Democracy does not work where divisions become calcified in this way. Its whole aim is to balance stability and fluidity.

By allowing for change at frequent intervals, it delivers stable transitions from one government to another on the understanding that both victory and defeat are only ever temporary. This lowers the stakes of any given election, and allows us to avoid a kind of “winner takes all” politics in which even the most basic institutions of government can be sacrificed for the sake of winning.

But that only works if people have faith that persuasion and deliberation are possible, that despite our disagreements we’re starting from a loosely agreed set of facts, and that the other side is even worth engaging. America has dismantled all of these things.

Once the terms of democratic combat become so mutually exclusive, winners really do take all.

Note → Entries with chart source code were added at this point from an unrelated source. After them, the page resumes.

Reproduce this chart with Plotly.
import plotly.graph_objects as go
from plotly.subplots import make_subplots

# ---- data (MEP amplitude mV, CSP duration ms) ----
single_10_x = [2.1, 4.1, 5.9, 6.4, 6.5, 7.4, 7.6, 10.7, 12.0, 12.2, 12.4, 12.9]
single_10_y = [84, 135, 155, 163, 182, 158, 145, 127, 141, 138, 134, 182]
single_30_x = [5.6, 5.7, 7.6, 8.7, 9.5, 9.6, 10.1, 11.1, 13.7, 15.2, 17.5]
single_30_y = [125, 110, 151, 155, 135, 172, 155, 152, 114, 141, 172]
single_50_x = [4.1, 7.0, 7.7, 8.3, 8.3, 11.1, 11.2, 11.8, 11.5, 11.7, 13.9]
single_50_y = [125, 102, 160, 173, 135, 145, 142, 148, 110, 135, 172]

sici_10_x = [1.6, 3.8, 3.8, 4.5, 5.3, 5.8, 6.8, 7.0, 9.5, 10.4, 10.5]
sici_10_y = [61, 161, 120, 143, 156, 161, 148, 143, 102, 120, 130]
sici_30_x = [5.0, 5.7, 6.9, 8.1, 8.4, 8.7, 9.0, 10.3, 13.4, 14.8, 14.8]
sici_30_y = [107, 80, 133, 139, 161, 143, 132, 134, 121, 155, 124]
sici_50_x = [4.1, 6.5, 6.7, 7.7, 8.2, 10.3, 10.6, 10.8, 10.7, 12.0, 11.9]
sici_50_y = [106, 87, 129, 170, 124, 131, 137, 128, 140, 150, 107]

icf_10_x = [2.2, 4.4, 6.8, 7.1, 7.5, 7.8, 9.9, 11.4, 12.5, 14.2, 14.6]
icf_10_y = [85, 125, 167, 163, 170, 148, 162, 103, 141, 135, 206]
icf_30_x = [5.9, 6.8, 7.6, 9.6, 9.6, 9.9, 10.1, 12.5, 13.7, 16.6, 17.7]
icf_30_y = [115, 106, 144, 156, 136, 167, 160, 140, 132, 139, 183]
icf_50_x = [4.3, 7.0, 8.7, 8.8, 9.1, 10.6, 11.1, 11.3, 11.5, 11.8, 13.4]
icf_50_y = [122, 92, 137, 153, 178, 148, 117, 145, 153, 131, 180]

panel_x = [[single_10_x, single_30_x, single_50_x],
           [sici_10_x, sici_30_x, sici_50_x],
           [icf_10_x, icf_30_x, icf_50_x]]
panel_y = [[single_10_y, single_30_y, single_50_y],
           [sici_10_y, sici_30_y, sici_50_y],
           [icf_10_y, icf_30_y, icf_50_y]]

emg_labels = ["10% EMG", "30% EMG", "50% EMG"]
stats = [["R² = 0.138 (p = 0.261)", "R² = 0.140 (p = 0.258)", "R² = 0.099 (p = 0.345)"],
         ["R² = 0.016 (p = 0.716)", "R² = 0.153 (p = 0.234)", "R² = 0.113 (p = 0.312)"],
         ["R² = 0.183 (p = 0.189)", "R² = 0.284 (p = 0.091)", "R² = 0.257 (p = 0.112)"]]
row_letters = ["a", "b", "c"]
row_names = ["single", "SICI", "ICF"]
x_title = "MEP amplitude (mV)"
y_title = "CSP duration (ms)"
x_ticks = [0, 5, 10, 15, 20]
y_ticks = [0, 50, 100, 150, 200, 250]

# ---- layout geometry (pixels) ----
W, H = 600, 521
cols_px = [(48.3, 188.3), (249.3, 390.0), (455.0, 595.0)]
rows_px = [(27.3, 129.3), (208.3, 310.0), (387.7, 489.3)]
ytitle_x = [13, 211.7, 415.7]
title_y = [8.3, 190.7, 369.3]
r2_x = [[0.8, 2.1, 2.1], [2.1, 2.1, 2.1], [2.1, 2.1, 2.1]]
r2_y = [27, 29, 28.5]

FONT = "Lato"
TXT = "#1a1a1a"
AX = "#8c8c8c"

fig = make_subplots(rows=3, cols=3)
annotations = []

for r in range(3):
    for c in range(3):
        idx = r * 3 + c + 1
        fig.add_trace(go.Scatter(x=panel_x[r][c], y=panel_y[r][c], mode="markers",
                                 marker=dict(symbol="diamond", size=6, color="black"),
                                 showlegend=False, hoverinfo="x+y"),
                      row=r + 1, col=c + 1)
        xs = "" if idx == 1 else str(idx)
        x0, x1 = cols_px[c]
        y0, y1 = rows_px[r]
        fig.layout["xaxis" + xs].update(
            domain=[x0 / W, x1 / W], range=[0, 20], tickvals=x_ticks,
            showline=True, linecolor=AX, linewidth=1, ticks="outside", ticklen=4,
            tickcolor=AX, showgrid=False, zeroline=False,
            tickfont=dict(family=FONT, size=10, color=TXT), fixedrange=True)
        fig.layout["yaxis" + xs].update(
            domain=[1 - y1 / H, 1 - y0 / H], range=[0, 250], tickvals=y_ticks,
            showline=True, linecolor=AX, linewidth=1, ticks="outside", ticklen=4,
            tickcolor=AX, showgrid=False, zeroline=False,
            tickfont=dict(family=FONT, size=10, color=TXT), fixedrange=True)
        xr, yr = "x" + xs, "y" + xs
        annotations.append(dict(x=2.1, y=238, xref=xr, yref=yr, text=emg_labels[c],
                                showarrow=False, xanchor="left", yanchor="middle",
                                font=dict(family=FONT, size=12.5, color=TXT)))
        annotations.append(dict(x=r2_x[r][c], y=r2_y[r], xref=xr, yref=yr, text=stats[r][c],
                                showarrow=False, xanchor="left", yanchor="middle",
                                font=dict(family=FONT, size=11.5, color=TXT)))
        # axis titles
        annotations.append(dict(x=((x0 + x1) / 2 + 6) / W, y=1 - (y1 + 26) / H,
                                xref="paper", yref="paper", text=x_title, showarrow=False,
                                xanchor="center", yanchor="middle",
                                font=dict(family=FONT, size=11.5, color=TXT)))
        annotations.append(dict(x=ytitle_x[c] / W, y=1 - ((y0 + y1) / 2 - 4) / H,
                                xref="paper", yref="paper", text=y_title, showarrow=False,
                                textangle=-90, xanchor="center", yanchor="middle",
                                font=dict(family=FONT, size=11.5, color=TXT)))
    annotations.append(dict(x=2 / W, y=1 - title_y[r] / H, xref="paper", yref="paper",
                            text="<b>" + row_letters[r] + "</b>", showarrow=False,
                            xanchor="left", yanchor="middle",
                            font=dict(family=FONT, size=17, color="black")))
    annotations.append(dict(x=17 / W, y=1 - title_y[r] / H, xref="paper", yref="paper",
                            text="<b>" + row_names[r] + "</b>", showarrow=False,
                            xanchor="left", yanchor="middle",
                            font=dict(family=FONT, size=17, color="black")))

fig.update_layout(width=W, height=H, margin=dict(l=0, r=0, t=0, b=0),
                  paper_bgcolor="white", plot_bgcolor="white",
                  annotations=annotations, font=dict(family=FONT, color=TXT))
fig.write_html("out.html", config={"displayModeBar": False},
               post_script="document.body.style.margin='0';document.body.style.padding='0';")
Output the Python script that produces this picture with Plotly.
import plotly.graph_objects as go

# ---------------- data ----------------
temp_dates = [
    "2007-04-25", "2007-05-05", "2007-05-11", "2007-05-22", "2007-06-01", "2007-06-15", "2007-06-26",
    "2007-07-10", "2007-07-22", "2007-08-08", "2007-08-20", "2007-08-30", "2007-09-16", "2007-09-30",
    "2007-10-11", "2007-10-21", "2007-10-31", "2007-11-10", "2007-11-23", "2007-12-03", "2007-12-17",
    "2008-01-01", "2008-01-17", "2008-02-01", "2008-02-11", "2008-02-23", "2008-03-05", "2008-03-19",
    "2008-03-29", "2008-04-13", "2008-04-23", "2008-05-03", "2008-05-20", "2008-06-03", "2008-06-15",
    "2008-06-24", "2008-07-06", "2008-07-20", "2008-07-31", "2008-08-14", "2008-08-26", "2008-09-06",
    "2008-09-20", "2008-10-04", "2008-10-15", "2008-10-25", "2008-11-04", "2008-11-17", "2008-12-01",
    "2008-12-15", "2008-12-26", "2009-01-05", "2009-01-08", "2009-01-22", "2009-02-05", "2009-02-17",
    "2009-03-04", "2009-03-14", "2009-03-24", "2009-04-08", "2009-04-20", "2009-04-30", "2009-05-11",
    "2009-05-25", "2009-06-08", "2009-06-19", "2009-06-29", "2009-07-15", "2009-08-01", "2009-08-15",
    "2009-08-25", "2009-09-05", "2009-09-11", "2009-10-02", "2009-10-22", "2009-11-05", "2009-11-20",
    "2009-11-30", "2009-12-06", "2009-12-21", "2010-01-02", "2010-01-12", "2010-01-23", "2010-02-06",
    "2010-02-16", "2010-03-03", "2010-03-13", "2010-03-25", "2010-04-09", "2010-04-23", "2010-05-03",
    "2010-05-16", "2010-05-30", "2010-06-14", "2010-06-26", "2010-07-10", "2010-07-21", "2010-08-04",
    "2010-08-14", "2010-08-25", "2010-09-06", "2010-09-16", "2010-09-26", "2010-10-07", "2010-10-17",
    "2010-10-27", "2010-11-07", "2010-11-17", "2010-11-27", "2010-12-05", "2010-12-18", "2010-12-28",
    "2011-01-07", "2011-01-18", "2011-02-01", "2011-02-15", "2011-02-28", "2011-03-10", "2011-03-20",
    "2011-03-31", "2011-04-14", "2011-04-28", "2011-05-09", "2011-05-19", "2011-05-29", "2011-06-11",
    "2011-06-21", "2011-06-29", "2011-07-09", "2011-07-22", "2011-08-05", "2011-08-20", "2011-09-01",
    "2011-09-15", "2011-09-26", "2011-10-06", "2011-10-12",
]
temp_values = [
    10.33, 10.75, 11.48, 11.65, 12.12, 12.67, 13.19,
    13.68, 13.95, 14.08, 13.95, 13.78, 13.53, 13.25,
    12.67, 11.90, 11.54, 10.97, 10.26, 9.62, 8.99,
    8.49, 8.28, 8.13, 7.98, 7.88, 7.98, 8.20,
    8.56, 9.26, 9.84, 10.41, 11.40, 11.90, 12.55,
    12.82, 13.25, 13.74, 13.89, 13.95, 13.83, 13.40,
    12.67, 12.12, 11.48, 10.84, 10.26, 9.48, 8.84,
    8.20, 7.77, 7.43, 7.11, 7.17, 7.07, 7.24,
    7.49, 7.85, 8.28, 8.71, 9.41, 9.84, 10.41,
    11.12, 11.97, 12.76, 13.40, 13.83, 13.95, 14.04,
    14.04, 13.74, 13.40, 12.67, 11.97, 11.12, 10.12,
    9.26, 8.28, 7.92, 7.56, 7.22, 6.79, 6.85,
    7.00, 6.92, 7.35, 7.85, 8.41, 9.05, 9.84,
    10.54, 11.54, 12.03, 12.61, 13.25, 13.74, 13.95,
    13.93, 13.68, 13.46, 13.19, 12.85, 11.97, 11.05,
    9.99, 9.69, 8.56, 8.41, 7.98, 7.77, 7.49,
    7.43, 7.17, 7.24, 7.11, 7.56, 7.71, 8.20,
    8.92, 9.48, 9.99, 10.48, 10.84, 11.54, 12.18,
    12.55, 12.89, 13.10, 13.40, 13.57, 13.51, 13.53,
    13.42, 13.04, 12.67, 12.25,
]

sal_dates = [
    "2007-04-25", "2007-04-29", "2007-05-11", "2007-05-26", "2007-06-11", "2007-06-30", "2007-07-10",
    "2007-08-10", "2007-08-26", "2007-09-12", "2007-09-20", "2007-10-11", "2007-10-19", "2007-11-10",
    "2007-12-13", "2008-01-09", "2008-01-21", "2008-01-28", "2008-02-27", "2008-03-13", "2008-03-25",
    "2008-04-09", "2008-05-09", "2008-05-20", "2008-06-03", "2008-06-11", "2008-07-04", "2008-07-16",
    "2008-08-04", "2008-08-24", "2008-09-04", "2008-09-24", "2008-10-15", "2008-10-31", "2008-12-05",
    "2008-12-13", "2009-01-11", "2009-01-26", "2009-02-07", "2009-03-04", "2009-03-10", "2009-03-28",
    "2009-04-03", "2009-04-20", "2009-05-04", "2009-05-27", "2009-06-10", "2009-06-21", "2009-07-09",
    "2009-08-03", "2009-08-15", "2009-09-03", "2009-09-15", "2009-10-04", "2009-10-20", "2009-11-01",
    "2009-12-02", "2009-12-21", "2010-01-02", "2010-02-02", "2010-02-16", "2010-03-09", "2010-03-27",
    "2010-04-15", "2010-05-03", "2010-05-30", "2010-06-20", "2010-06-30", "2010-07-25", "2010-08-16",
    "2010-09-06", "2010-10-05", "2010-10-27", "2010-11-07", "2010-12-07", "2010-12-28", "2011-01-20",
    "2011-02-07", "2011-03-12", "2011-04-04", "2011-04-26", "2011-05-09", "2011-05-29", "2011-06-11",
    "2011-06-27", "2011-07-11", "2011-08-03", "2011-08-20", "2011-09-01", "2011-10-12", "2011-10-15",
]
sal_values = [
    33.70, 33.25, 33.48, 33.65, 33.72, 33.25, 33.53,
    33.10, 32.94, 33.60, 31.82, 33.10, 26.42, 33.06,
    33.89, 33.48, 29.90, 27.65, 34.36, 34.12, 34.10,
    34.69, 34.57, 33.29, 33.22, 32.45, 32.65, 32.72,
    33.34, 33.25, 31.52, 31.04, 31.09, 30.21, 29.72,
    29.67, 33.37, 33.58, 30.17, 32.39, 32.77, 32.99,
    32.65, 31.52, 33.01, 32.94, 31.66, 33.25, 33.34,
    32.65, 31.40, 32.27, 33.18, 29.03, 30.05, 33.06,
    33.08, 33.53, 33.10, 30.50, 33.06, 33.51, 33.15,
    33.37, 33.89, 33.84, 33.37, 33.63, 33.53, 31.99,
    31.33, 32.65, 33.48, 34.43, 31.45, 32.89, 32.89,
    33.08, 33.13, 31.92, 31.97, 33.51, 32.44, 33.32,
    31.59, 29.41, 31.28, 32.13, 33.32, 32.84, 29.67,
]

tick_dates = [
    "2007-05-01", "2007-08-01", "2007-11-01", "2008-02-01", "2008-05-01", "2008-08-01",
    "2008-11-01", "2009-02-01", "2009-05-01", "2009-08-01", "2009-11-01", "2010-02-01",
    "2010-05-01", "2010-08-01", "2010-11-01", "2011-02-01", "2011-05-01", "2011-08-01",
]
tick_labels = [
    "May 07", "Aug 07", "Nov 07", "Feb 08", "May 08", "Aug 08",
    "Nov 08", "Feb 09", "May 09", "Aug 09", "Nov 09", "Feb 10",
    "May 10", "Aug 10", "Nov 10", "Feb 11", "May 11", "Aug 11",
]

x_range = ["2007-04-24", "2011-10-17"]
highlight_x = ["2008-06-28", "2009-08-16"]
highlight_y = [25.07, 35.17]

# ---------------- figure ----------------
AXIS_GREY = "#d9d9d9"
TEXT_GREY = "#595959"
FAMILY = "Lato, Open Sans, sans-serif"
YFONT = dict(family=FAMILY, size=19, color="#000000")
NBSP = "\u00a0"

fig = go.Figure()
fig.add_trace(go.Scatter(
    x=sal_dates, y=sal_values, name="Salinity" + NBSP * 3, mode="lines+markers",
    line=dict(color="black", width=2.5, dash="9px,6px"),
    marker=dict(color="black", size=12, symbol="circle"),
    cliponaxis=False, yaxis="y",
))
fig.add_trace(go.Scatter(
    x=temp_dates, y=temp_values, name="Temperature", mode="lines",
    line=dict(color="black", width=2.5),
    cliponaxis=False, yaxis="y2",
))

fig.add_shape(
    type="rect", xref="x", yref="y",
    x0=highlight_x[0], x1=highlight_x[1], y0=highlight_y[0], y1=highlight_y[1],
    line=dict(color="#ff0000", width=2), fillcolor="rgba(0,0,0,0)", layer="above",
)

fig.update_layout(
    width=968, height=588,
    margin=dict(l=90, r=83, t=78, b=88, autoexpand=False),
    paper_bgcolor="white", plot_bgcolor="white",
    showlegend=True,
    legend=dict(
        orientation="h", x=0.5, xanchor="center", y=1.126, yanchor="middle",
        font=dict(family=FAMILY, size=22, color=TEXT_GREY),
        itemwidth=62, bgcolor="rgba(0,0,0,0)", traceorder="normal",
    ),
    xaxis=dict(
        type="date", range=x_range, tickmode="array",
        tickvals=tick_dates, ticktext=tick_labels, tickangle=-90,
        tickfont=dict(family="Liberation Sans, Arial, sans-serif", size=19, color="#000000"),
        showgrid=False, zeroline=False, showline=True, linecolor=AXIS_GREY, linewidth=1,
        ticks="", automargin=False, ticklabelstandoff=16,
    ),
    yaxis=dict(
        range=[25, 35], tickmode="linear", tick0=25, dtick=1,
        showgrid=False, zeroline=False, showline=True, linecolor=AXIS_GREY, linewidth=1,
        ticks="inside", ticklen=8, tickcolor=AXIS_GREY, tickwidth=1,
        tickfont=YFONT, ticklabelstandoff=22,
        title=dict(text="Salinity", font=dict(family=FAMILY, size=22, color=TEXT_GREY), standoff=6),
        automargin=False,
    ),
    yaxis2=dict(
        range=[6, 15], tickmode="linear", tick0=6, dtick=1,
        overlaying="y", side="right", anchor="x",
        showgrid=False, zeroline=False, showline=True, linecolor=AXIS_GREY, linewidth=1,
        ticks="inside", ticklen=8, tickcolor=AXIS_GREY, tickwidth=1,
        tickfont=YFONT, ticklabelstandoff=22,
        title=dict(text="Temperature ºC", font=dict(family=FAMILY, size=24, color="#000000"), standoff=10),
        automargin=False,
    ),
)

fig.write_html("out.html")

That takes us to a place with almost no firm principles – not even foundational democratic ones – evidenced by Trump’s current campaign to stop actual votes being counted.

It is optimistic to think this would somehow disappear upon Trump’s exit. This mode of discourse, led by the story you want to tell rather than the facts you assemble, has been building for years.

It is aided significantly by the fracturing and splintering of our news services, by journalism’s fight for survival.

Trump once said Twitter was the reason he could achieve what he did, and he’s probably right. Trump didn’t invent this approach. He’s just better at it than anyone else: a post-truth man for a post-truth world. What we might be about to discover is that it’s a very short trip from post-truth to post-democracy.